We have a small, cast iron pig with wings in one of our front perennial beds. I hope it tells people we are somewhat fanciful and goofy. The Gulf War veteran down the block has an American flag along with his Marine Corps flag. He is a good guy. I am happy to say our neighborhood Trump supporters don’t have any signs up. I suppose if I really wanted our neighbors to know what we stand for we would erect a free little library by the front Spruce trees.

What signs or symbols do you have in or outside your home that could tell people about you? What messages would you want to convey to the world from your yard?

Big Storm

At about 4:30 yesterday afternoon a huge thunderstorm roared through town. Husband and I were at work. The wind was well over 60 MPH, and the rain was torrential. For a while it was impossible to see anything out of the office windows due to the rain and wind.

Driving home was difficult, what with the flash flooding. The water was halfway up the tires of our van in some intersections. I never saw rain like this in our 35 years here.

We arrived to this when we got home. That is our front yard veggie garden.

There was no hail in the part of town our office building is in, but our home neighborhood got nailed. The hail was about 1/2 inch in diameter. I think much of the garden is lost.

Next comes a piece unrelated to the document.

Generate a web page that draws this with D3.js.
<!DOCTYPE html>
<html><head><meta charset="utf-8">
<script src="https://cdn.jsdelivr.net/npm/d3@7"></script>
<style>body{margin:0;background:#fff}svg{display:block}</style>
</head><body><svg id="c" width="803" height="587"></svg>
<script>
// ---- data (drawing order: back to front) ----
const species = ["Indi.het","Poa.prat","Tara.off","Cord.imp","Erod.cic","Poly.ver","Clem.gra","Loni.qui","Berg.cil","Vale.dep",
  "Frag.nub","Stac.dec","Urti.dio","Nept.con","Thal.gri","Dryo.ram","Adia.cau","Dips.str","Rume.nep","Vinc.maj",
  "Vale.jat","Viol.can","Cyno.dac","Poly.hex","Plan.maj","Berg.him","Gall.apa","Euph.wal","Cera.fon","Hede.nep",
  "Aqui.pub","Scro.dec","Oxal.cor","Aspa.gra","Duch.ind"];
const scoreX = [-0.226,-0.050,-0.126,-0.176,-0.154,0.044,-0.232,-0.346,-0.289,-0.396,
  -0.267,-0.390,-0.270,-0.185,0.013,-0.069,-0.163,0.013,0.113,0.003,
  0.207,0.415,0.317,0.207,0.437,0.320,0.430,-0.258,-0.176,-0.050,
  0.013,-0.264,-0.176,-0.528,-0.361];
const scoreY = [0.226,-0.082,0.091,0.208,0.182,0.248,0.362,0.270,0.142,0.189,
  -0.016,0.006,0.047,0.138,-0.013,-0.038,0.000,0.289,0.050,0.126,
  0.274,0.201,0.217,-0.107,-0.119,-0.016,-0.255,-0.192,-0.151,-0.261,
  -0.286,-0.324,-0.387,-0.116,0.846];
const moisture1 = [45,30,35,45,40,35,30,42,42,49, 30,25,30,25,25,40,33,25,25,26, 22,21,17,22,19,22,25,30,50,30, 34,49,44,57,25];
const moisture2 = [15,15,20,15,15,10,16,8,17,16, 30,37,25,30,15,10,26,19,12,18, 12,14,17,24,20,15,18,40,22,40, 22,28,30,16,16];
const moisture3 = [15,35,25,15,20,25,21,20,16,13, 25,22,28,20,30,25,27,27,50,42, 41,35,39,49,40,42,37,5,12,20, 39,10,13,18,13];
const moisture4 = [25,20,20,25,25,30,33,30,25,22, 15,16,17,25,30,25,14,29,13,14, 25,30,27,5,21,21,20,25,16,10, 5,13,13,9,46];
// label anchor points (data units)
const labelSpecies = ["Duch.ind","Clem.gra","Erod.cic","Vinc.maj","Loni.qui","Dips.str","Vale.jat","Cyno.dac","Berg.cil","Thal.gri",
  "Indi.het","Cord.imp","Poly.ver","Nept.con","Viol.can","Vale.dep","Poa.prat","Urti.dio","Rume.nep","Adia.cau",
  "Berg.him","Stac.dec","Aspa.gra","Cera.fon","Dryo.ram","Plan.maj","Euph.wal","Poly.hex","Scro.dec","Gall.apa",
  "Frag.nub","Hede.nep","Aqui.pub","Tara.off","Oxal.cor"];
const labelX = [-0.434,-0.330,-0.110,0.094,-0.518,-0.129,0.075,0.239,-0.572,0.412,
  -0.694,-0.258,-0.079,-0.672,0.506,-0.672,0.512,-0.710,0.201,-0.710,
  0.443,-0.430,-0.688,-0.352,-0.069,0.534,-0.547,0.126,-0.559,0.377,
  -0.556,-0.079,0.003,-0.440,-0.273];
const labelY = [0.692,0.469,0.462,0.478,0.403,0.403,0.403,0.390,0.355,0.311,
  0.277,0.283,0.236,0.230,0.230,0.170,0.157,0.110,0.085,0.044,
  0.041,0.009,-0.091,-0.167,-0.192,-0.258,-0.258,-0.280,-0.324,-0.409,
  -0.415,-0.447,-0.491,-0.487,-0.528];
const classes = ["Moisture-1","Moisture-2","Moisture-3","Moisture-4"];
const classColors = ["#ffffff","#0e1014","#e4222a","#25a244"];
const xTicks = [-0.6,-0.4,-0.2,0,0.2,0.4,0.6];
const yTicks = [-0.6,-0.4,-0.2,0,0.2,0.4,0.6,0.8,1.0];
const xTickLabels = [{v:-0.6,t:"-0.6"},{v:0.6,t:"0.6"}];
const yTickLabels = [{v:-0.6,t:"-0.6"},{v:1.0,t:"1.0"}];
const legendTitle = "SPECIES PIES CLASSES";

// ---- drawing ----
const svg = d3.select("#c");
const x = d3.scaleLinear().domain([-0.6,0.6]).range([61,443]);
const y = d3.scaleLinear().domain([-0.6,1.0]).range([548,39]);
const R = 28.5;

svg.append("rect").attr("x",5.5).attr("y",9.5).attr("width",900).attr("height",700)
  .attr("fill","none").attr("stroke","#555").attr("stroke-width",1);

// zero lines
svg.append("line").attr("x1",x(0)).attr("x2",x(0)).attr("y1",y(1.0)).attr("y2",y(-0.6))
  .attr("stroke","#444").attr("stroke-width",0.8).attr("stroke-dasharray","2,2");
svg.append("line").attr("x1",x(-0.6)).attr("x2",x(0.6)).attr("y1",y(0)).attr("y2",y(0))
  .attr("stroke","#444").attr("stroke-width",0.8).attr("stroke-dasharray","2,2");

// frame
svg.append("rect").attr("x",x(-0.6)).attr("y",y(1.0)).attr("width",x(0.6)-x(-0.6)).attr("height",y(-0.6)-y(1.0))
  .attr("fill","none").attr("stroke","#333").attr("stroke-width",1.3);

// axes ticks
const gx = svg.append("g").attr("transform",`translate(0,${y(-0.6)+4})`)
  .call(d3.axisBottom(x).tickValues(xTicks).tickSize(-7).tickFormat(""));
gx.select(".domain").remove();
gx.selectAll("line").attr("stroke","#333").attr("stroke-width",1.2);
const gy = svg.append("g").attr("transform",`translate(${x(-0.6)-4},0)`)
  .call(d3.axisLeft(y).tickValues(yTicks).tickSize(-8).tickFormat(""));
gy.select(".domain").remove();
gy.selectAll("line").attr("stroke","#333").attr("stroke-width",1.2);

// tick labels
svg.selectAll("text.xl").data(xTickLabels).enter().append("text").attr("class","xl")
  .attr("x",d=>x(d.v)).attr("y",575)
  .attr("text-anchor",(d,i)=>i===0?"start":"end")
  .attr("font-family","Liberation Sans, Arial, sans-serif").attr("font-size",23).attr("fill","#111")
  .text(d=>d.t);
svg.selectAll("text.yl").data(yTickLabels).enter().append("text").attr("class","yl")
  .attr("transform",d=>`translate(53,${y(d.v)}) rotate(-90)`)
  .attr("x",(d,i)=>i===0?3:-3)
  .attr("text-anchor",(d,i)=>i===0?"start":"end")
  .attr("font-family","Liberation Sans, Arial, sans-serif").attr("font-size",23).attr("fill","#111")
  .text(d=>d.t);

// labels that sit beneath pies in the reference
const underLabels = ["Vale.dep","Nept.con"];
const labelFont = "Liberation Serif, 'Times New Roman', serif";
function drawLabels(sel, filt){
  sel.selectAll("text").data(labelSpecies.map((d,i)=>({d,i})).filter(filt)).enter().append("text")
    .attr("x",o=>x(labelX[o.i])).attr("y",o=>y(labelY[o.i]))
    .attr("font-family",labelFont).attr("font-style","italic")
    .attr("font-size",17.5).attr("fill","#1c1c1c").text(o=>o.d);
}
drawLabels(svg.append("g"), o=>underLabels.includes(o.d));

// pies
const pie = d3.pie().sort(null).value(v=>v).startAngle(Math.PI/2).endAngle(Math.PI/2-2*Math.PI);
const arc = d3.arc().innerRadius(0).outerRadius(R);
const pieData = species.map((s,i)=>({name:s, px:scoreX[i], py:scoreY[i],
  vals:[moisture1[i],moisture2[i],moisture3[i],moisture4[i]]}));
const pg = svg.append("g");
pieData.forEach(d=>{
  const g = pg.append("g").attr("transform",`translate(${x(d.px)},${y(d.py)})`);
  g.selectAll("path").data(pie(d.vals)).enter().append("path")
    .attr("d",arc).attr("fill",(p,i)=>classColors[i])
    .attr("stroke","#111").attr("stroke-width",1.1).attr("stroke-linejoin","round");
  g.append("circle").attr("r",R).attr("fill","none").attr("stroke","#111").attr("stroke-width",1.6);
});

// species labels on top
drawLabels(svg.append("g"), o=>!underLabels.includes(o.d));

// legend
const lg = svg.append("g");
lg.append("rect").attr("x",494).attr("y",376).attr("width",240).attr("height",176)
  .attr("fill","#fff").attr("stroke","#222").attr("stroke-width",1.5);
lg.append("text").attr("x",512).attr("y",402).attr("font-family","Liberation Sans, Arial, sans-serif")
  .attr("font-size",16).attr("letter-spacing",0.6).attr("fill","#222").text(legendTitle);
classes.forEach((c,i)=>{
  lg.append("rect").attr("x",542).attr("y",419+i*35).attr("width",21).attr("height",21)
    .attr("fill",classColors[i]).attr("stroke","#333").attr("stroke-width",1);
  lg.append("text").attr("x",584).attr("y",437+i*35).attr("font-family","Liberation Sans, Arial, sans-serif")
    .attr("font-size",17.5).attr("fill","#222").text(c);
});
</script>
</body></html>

The rhubarb didn’t fare too well, either

This is disappointing, to say the least. We still have some cabbage plants and cantaloupes to put out, and I think the chard, kohlrabi, and peas are ok. Tomatoes, peppers, and pole beans may be lost. It is too early to say. We never had a hail storm like this, either, so I don’t know how plants recover after something like this.

Husband will be in Bismarck today, and is going to Lowes to check for tomato and pepper plants. There aren’t many bedding plants left in our greenhouses here.

Got any hail stories? How do you handle disappointments?